This week, catch author David Shields discussing his latest book, check out art made from wire mesh at a Ladera coffee shop and more.
Silicon Valley-based artist Linda Tapscott creates organic forms inspired by nature. Her medium is not paint and canvas, nor is it clay, stone or bronze. Instead, Tapscott uses aluminum wire mesh to produce porous, semi-transparent shapes that evoke leaves and shells, nests and seeds. Now through the end of August, her work will be displayed at Konditorei Cafe in Ladera Shopping Center, 3130 Alpine Road, Portola Valley. For those interested in learning more about how to sculpt using this lightweight material, Tapscott will be offering workshops in wire mesh art at the Pacific Art League on Sept. 13 and Oct. 25. For more about the artist, go to ltapscott.com or call 650-529-3408. To register for workshops, go to pacificartleague.org or call 650-321-3891.
'Voice of the Prairie'
An itinerant story teller and his young companion are the unlikely heroes of "The Voice of the Prairie," John Olive's play about the early days of radio. The play opens at Redwood City's Dragon Theatre, 2120 Broadway, on Friday, Aug. 21, and runs through Sept. 13. Tickets are $27-$35. Go to dragonproductions.net or call 650-493-2006.

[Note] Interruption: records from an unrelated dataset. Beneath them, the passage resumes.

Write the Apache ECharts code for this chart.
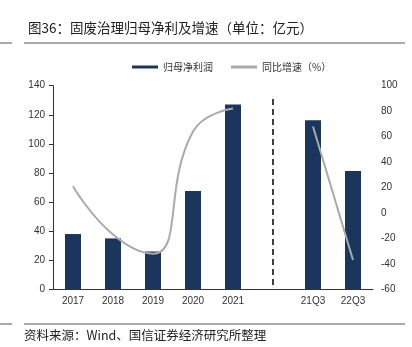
<!DOCTYPE html>
<html><head><meta charset="utf-8">
<script src="https://cdn.jsdelivr.net/npm/echarts@6/dist/echarts.min.js"></script>
<style>html,body{margin:0;padding:0;background:#fff}#c{width:412px;height:347px}</style>
</head><body><div id="c"></div>
<script>
const categories = ['2017','2018','2019','2020','2021',' ','21Q3','22Q3'];
const profit = [38, 35, 26, 67.6, 127, null, 116.3, 81.3];
const growth = [21, -17, -32, 64, 82, null, 68, -37];
const leftTicks = [0, 140, 20];
const rightTicks = [-60, 100, 20];
const FONT = "'Liberation Sans','Noto Sans CJK SC',sans-serif";
const CJK = "'Noto Sans CJK SC',sans-serif";

const chart = echarts.init(document.getElementById('c'), null, {renderer:'canvas'});
chart.setOption({
  animation:false,
  backgroundColor:'#fff',
  title:{text:'图36：固废治理归母净利及增速（单位：亿元）', left:23, top:16,
    textStyle:{fontFamily:CJK, fontSize:13.5, fontWeight:'normal', color:'#222'}},
  graphic:[
    {type:'line', shape:{x1:24,y1:43,x2:405,y2:43}, style:{stroke:'#555',lineWidth:1}},
    {type:'line', shape:{x1:0,y1:43,x2:12,y2:43}, style:{stroke:'#555',lineWidth:1}},
    {type:'line', shape:{x1:24,y1:324,x2:405,y2:324}, style:{stroke:'#555',lineWidth:1}},
    {type:'line', shape:{x1:0,y1:324,x2:12,y2:324}, style:{stroke:'#555',lineWidth:1}},
    {type:'text', left:24, top:329, style:{text:'资料来源：Wind、国信证券经济研究所整理', font:'12.5px '+CJK, fill:'#222'}}
  ],
  legend:{
    top:57, left:127, itemWidth:26, itemHeight:3, itemGap:18,
    textStyle:{fontFamily:CJK, fontSize:10, color:'#333'},
    data:[
      {name:'归母净利润', icon:'rect', itemStyle:{color:'#1b365d'}},
      {name:'同比增速（%）', icon:'rect', itemStyle:{color:'#aaa'}}
    ]
  },
  grid:{left:53, right:39, top:85.7, bottom:57.7},
  xAxis:{type:'category', data:categories, boundaryGap:true,
    axisLine:{lineStyle:{color:'#333', width:1}},
    axisTick:{inside:true, length:4, lineStyle:{color:'#333'}},
    axisLabel:{fontFamily:FONT, fontSize:10, color:'#333', margin:7}},
  yAxis:[
    {type:'value', min:leftTicks[0], max:leftTicks[1], interval:leftTicks[2],
      axisLine:{show:true, lineStyle:{color:'#333'}},
      axisTick:{show:true, length:4, lineStyle:{color:'#333'}},
      splitLine:{show:false},
      axisLabel:{fontFamily:FONT, fontSize:10, color:'#333', margin:8}},
    {type:'value', min:rightTicks[0], max:rightTicks[1], interval:rightTicks[2],
      axisLine:{show:false}, axisTick:{show:false}, splitLine:{show:false},
      axisLabel:{fontFamily:FONT, fontSize:10, color:'#333', margin:8}}
  ],
  series:[
    {name:'归母净利润', type:'bar', data:profit, barWidth:16,
      itemStyle:{color:'#1b365d'},
      markLine:{silent:true, symbol:'none', label:{show:false},
        lineStyle:{color:'#000', type:[6,4], width:1.5},
        data:[[{coord:[5,3]},{coord:[5,131]}]]}},
    {name:'同比增速（%）', type:'line', yAxisIndex:1, data:growth, smooth:0.5,
      connectNulls:false, showSymbol:false, symbol:'none',
      lineStyle:{color:'#aaa', width:2}}
  ]
});
</script></body></html>
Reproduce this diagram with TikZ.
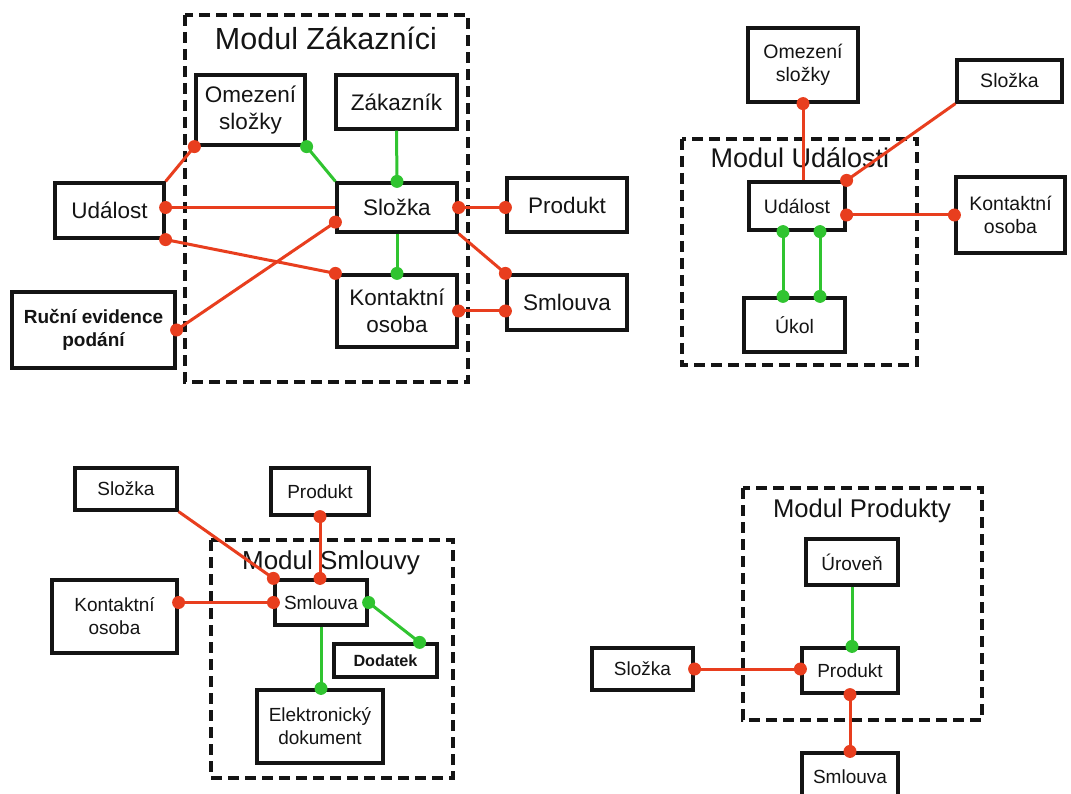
\documentclass[tikz,border=0pt]{standalone}
\usepackage{fontspec}
\setmainfont{Liberation Sans}
\usetikzlibrary{calc}
\definecolor{relred}{RGB}{232,62,30}
\definecolor{compgreen}{RGB}{48,196,48}
\definecolor{inkc}{RGB}{20,20,20}
\newcommand\reldot[1]{\fill[relred] (#1) circle (6.5pt);}
\newcommand\compdot[1]{\fill[compgreen] (#1) circle (6.5pt);}
\begin{document}
\begin{tikzpicture}[x=1pt,y=-1pt,
  box/.style={draw=inkc, line width=3.2pt, fill=white, inner sep=0pt, align=center, text=inkc},
  fA/.style={font=\fontsize{22.5}{27}\selectfont},
  fB/.style={font=\fontsize{19.5}{23.5}\selectfont},
  fC/.style={font=\fontsize{19}{23}\selectfont},
  modul/.style={draw=inkc, line width=3.2pt, dash pattern=on 11pt off 6pt},
  title/.style={anchor=base, text=inkc},
  rel/.style={draw=relred, line width=3pt},
  comp/.style={draw=compgreen, line width=3pt}]
\fill[white] (0,0) rectangle (1071,794);
\useasboundingbox (0,0) rectangle (1071,794);

% ---------- Modul Zakaznici ----------
\draw[modul] (185,15) rectangle (468,382);
\node[title, font=\fontsize{30.5}{36}\selectfont] (tZ) at (326,50) {Modul Zákazníci};
\node[box, fA, minimum width=109pt, minimum height=70pt] (omz) at (250.5,110) {Omezení\\složky};
\node[box, fA, minimum width=121pt, minimum height=54pt] (zak) at (396.5,102) {Zákazník};
\node[box, fA, minimum width=120pt, minimum height=49pt] (slz) at (397,207.5) {Složka};
\node[box, fA, minimum width=120pt, minimum height=72pt] (kon) at (397,311) {Kontaktní\\osoba};
\node[box, fA, minimum width=109pt, minimum height=55pt] (udl) at (109.5,210.5) {Událost};
\node[box, font=\bfseries\fontsize{19}{23}\selectfont, minimum width=163pt, minimum height=76pt] (rue) at (93.5,330) {Ruční evidence\\podání};
\node[box, fA, minimum width=120pt, minimum height=54pt] (prd) at (567,205) {Produkt};
\node[box, fA, minimum width=120pt, minimum height=55pt] (sml) at (567,302.5) {Smlouva};

\coordinate (slzR) at ($(slz.south west)!0.22!(slz.north west)$);
\draw[rel] (udl.north east) -- (omz.south west);
\draw[comp] (omz.south east) -- (slz.north west);
\draw[comp] (zak.south) -- (slz.north);
\draw[rel] (udl.east |- slz.west) -- (slz.west);
\draw[rel] (udl.south east) -- (kon.north west);
\draw[rel] (rue.east) -- (slzR);
\draw[comp] (slz.south) -- (kon.north);
\draw[rel] (slz.east) -- (prd.west |- slz.east);
\draw[rel] (slz.south east) -- (sml.north west);
\draw[rel] (kon.east) -- (sml.west |- kon.east);
\reldot{omz.south west}
\compdot{omz.south east}
\compdot{slz.north}
\reldot{udl.east |- slz.west}
\reldot{udl.south east}
\reldot{kon.north west}
\reldot{rue.east}
\reldot{slzR}
\compdot{kon.north}
\reldot{slz.east}
\reldot{prd.west |- slz.east}
\reldot{sml.north west}
\reldot{kon.east}
\reldot{sml.west |- kon.east}

% ---------- Modul Udalosti ----------
\draw[modul] (682,139) rectangle (917,365);
\node[title, font=\fontsize{27}{32}\selectfont] (tU) at (800,168) {Modul Události};
\node[box, fB, minimum width=110pt, minimum height=74pt] (omz2) at (803,65) {Omezení\\složky};
\node[box, fB, minimum width=105pt, minimum height=42pt] (slz2) at (1009.5,81) {Složka};
\node[box, fB, minimum width=96pt, minimum height=48pt] (udl2) at (797,206) {Událost};
\node[box, fB, minimum width=109pt, minimum height=76pt] (kon2) at (1010.5,215) {Kontaktní\\osoba};
\node[box, fB, minimum width=101pt, minimum height=54pt] (ukl) at (794.5,325) {Úkol};

\coordinate (uA) at ($(udl2.south)+(-14,0)$);
\coordinate (uB) at ($(udl2.south)+(23,0)$);
\draw[rel] (omz2.south) -- (omz2.south |- udl2.north);
\draw[rel] (slz2.south west) -- (udl2.north east);
\draw[rel] (udl2.east |- kon2.west) -- (kon2.west);
\draw[comp] (uA) -- (uA |- ukl.north);
\draw[comp] (uB) -- (uB |- ukl.north);
\reldot{omz2.south}
\reldot{udl2.north east}
\reldot{udl2.east |- kon2.west}
\reldot{kon2.west}
\compdot{uA}
\compdot{uB}
\compdot{uA |- ukl.north}
\compdot{uB |- ukl.north}

% ---------- Modul Smlouvy ----------
\draw[modul] (211,540) rectangle (453,778);
\node[title, font=\fontsize{26}{31}\selectfont] (tS) at (331,569) {Modul Smlouvy};
\node[box, fC, minimum width=102pt, minimum height=42pt] (slz3) at (126,489) {Složka};
\node[box, fC, minimum width=98pt, minimum height=47pt] (prd3) at (320,491.5) {Produkt};
\node[box, fC, minimum width=125pt, minimum height=73pt] (kon3) at (114.5,616.5) {Kontaktní\\osoba};
\node[box, fC, minimum width=92pt, minimum height=45pt] (sml3) at (321,602.5) {Smlouva};
\node[box, font=\bfseries\fontsize{16.2}{19}\selectfont, minimum width=103pt, minimum height=33pt] (ddt) at (385.5,660.5) {Dodatek};
\node[box, fC, minimum width=126pt, minimum height=73pt] (elk) at (320,726.5) {Elektronický\\dokument};

\coordinate (ddtT) at ($(ddt.north east)+(-19,0)$);
\draw[rel] (slz3.south east) -- (sml3.north west);
\draw[rel] (prd3.south) -- (prd3.south |- sml3.north);
\draw[rel] (kon3.east |- sml3.west) -- (sml3.west);
\draw[comp] (sml3.east) -- (ddtT);
\draw[comp] (sml3.south) -- (sml3.south |- elk.north);
\reldot{sml3.north west}
\reldot{prd3.south}
\reldot{prd3.south |- sml3.north}
\reldot{kon3.east |- sml3.west}
\reldot{sml3.west}
\compdot{sml3.east}
\compdot{ddtT}
\compdot{sml3.south |- elk.north}

% ---------- Modul Produkty ----------
\draw[modul] (743,488) rectangle (982,720);
\node[title, font=\fontsize{25.6}{31}\selectfont] (tP) at (862,517) {Modul Produkty};
\node[box, fC, minimum width=92pt, minimum height=46pt] (urv) at (852,562) {Úroveň};
\node[box, fC, minimum width=96pt, minimum height=45pt] (prd4) at (850,670.5) {Produkt};
\node[box, fC, minimum width=101pt, minimum height=42pt] (slz4) at (642.5,669) {Složka};
\node[box, fC, minimum width=96pt, minimum height=48pt] (sml4) at (850,777) {Smlouva};

\draw[comp] (urv.south) -- (urv.south |- prd4.north);
\draw[rel] (slz4.east) -- (prd4.west |- slz4.east);
\draw[rel] (prd4.south) -- (prd4.south |- sml4.north);
\compdot{urv.south |- prd4.north}
\reldot{slz4.east}
\reldot{prd4.west |- slz4.east}
\reldot{prd4.south}
\reldot{prd4.south |- sml4.north}
\end{tikzpicture}
\end{document}
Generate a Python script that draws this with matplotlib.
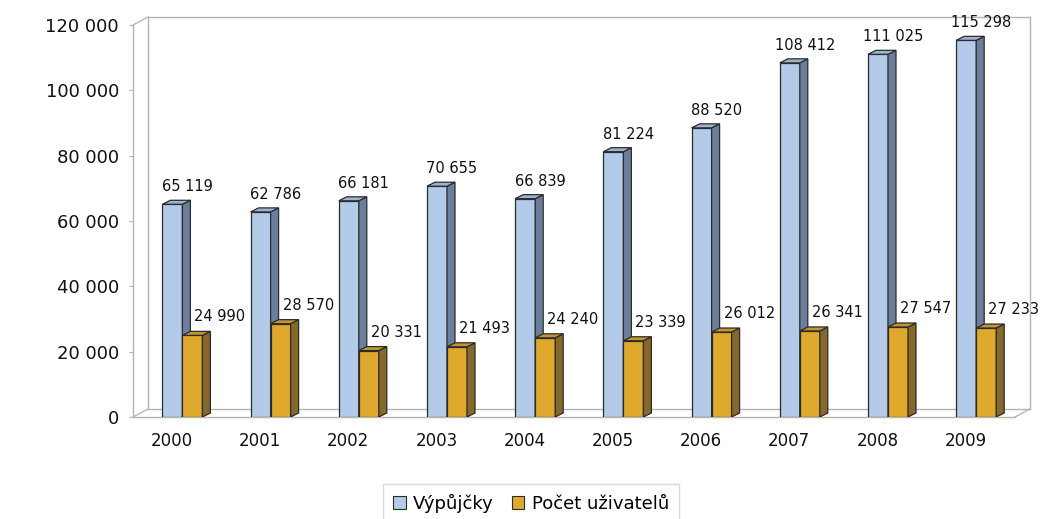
import matplotlib
matplotlib.use("Agg")
import matplotlib.pyplot as plt
import matplotlib.transforms as mtransforms
from matplotlib.patches import Patch, Polygon
from matplotlib.lines import Line2D
from matplotlib.ticker import FuncFormatter

years = ['2000', '2001', '2002', '2003', '2004',
         '2005', '2006', '2007', '2008', '2009']
vypujcky = [65119, 62786, 66181, 70655, 66839,
            81224, 88520, 108412, 111025, 115298]
uzivatele = [24990, 28570, 20331, 21493, 24240,
             23339, 26012, 26341, 27547, 27233]
series_names = ['Výpůjčky', 'Počet uživatelů']

BLUE = ('#b3cbe9', '#6b7f9c', '#9db3d2')     # front, side, top
GOLD = ('#dfa92e', '#85682a', '#c4962f')
EDGE = '#2b2b2b'
WALL = '#b5b5b5'

plt.rcParams['font.family'] = ['DejaVu Sans']


def spaced(v, pos=None):
    return f'{int(v):,}'.replace(',', ' ')


fig = plt.figure(figsize=(10.46, 5.19), dpi=100)
W, H = 1046, 519
ax = fig.add_axes([133 / W, 1 - 417 / H, (1015 - 133) / W, (417 - 25) / H])
ax.set_xlim(-0.5, 9.5)
ax.set_ylim(0, 120000)

# pseudo 3D depth of bars, in data units (8 px right, 4 px up)
px_x = 10 / (1015 - 133)
px_y = 120000 / (417 - 25)
ddx, ddy = 8 * px_x, 4 * px_y
bw = 20 * px_x
shift = 0.06


def bar3d(x0, h, colors, z):
    front, side, top = colors
    ax.bar(x0, h, width=bw, align='edge', color=front,
           edgecolor=EDGE, linewidth=0.9, zorder=z)
    x1 = x0 + bw
    ax.add_patch(Polygon([(x1, 0), (x1 + ddx, ddy), (x1 + ddx, h + ddy),
                          (x1, h)], closed=True, facecolor=side,
                         edgecolor=EDGE, linewidth=0.9, zorder=z))
    ax.add_patch(Polygon([(x0, h), (x0 + ddx, h + ddy), (x1 + ddx, h + ddy),
                          (x1, h)], closed=True, facecolor=top,
                         edgecolor=EDGE, linewidth=0.9, zorder=z))


for i, (b, g) in enumerate(zip(vypujcky, uzivatele)):
    xc = i + shift
    bar3d(xc - bw, b, BLUE, 3)
    bar3d(xc, g, GOLD, 4)
    ax.annotate(spaced(b), (xc, b), xytext=(3.6, 7.2),
                textcoords='offset points', ha='center', va='bottom',
                fontsize=10.5, color='#111111', zorder=6)
    ax.annotate(spaced(g), (xc, g), xytext=(8.6, 7.9),
                textcoords='offset points', ha='left', va='bottom',
                fontsize=10.5, color='#111111', zorder=6)

# walls and floor of the 3D box
off = mtransforms.offset_copy(ax.transAxes, fig=fig, x=15, y=8, units='dots')
kw = dict(color=WALL, linewidth=1.0, zorder=1, clip_on=False)
for tr, xs, ys in [(ax.transAxes, [0, 0], [0, 1]),
                   (off, [0, 0], [0, 1]),
                   (off, [0, 1], [1, 1]),
                   (off, [1, 1], [0, 1]),
                   (off, [0, 1], [0, 0]),
                   (ax.transAxes, [0, 1], [0, 0])]:
    ax.add_line(Line2D(xs, ys, transform=tr, **kw))
for p in [(0, 1), (0, 0), (1, 0)]:
    a = ax.transAxes.transform(p)
    b = off.transform(p)
    ax.add_line(Line2D([a[0], b[0]], [a[1], b[1]], transform=None, **kw))

for s in ax.spines.values():
    s.set_visible(False)
ax.set_facecolor('none')

ax.set_yticks(range(0, 120001, 20000))
ax.yaxis.set_major_formatter(FuncFormatter(spaced))
ax.tick_params(axis='y', length=3, color=WALL, pad=7, labelsize=13,
               labelcolor='#111111')
ax.set_xticks([i - 0.06 for i in range(len(years))])
ax.set_xticklabels(years)
ax.tick_params(axis='x', length=0, pad=11, labelsize=12, labelcolor='#111111')

handles = [Patch(facecolor=BLUE[0], edgecolor=EDGE, linewidth=0.8),
           Patch(facecolor=GOLD[0], edgecolor=EDGE, linewidth=0.8)]
leg = fig.legend(handles, series_names, loc='upper center',
                 bbox_to_anchor=(531 / W, 1 - 484 / H), ncol=2,
                 fontsize=13, frameon=True, fancybox=False,
                 borderpad=0.55, borderaxespad=0.0,
                 handlelength=0.7, handleheight=0.7,
                 handletextpad=0.4, columnspacing=1.0)
leg.get_frame().set_edgecolor('#d0d0d0')
leg.get_frame().set_linewidth(1.0)

fig.savefig('out.png', dpi=100)
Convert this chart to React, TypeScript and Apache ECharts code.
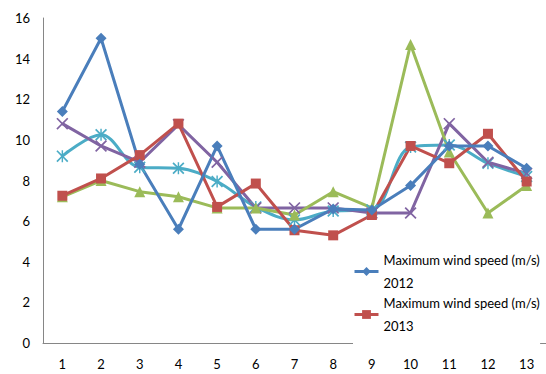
import React, { useEffect, useRef } from "react";
import * as echarts from "echarts";

// Month index along the x axis
const categories = ["1", "2", "3", "4", "5", "6", "7", "8", "9", "10", "11", "12", "13"];

const speed2012 = [11.4, 15.0, 8.8, 5.6, 9.7, 5.6, 5.6, 6.6, 6.55, 7.75, 9.7, 9.7, 8.6];
const speed2013 = [7.25, 8.1, 9.25, 10.8, 6.7, 7.85, 5.55, 5.3, 6.3, 9.7, 8.85, 10.3, 7.95];
const seriesGreen = [7.2, 8.0, 7.45, 7.2, 6.65, 6.65, 6.3, 7.45, 6.65, 14.7, 9.4, 6.4, 7.75];
const seriesPurple = [10.8, 9.7, 8.9, 10.75, 8.9, 6.65, 6.65, 6.65, 6.4, 6.4, 10.8, 8.9, 8.35];
const seriesCyan = [9.2, 10.25, 8.65, 8.6, 7.95, 6.7, 6.06, 6.5, 6.55, 9.65, 9.75, 8.85, 8.2];

const yTicks = { min: 0, max: 16, interval: 2 };

const name2012 = "Maximum wind speed (m/s)\n2012";
const name2013 = "Maximum wind speed (m/s)\n2013";

// Filled outlines for the cross and asterisk markers
const crossPath =
  "path://M0,1 L1,0 L5,4 L9,0 L10,1 L6,5 L10,9 L9,10 L5,6 L1,10 L0,9 L4,5 Z";
const starPath =
  "path://M0,1 L1,0 L5,4 L9,0 L10,1 L6,5 L10,9 L9,10 L5,6 L1,10 L0,9 L4,5 Z M4.4,0 L5.6,0 L5.6,10 L4.4,10 Z";

const FONT = "Lato, 'Open Sans', sans-serif";

export default function App() {
  const ref = useRef<HTMLDivElement>(null);

  useEffect(() => {
    if (!ref.current) return;
    const chart = echarts.init(ref.current, undefined, { renderer: "svg" });

    const lineSeries = (
      name: string,
      data: number[],
      color: string,
      symbol: string,
      symbolSize: number,
      extra: Record<string, unknown> = {}
    ) => ({
      name,
      type: "line",
      data,
      symbol,
      symbolSize,
      showAllSymbol: true,
      lineStyle: { color, width: 3 },
      itemStyle: { color },
      emphasis: { disabled: true },
      z: 2,
      ...extra,
    });

    const legendText = {
      fontFamily: FONT,
      fontSize: 13,
      color: "#000",
      lineHeight: 23,
      padding: [23, 0, 0, 0],
    };

    const legendBase = {
      left: 353,
      itemWidth: 24,
      itemHeight: 11,
      itemGap: 0,
      padding: 0,
      backgroundColor: "#fff",
      textStyle: legendText,
      lineStyle: { width: 3 },
      selectedMode: false,
    };

    chart.setOption({
      animation: false,
      backgroundColor: "#fff",
      grid: { left: 43, right: 0, top: 18, bottom: 31, containLabel: false },
      xAxis: {
        type: "category",
        data: categories,
        boundaryGap: true,
        axisLine: { lineStyle: { color: "#868686", width: 1 } },
        axisTick: { show: false },
        axisLabel: { color: "#000", fontFamily: FONT, fontSize: 13, margin: 14 },
        splitLine: { show: false },
      },
      yAxis: {
        type: "value",
        min: yTicks.min,
        max: yTicks.max,
        interval: yTicks.interval,
        axisLine: { show: true, lineStyle: { color: "#868686", width: 1 } },
        axisTick: { show: false },
        axisLabel: { color: "#000", fontFamily: FONT, fontSize: 13, margin: 13 },
        splitLine: { show: false },
      },
      legend: [
        { ...legendBase, data: [name2012], top: 237 },
        { ...legendBase, data: [name2013], top: 280 },
      ],
      series: [
        lineSeries("Maximum wind speed (m/s) 2016", seriesCyan, "#4BACC6", starPath, 12, {
          smooth: 0.35,
        }),
        lineSeries("Maximum wind speed (m/s) 2015", seriesPurple, "#8064A2", crossPath, 12),
        lineSeries("Maximum wind speed (m/s) 2014", seriesGreen, "#9BBB59", "triangle", 11),
        lineSeries(name2013, speed2013, "#C0504D", "rect", 10),
        lineSeries(name2012, speed2012, "#4A7EBB", "diamond", 11),
      ],
    });

    return () => chart.dispose();
  }, []);

  return <div ref={ref} style={{ width: 546, height: 374, position: "absolute", left: 0, top: 0 }} />;
}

As summer slides to a close, there's one last chance to catch a free live concert at the San Antonio Shopping Center, 2550 W. El Camino Real, Mountain View. This Sunday, Aug. 23, Bay Area-based a cappella group Hookslide will perform from 4-6 p.m. on the village green. Go to hook-slide.com.
Leave the kids at home for this stimulating evening with bestselling author David Shields, who will discuss his latest work: the reminiscences of his cousin, who worked for a time making English voice-overs for Italian pornography. Shields appears tonight, Friday, Aug. 21, at Kepler's Books, 1010 El Camino Real, Menlo Park. Tickets are $10-$20. Go to keplers.com or call 650-324-4321.
Science versus nature, the man-made and the organic: It's a duality we live with every day in Silicon Valley. On view Aug. 25 to Sept. 19 at Palo Alto's Gallery House, 320 California Ave., "Dichotomy: Abstracted Science and Lyrical Landscapes" includes mixed media works by Nance Wheeler and Patricia Nojima that explore both sides of the divide. A public reception will be held on Friday, Aug. 28, 6-8 p.m. Admission is free. Go to galleryhouse2.com or call 650-326-1668.
Who couldn't use a little more joy in their lives? This Saturday, Aug. 22, at the Ladera Community Church, 3300 Alpine Road, Portola Valley, join local musicians for an uplifting evening of folk and bluegrass music and storytelling. The suggested donation is $10. Go to ladera.org or call 650-854-5481.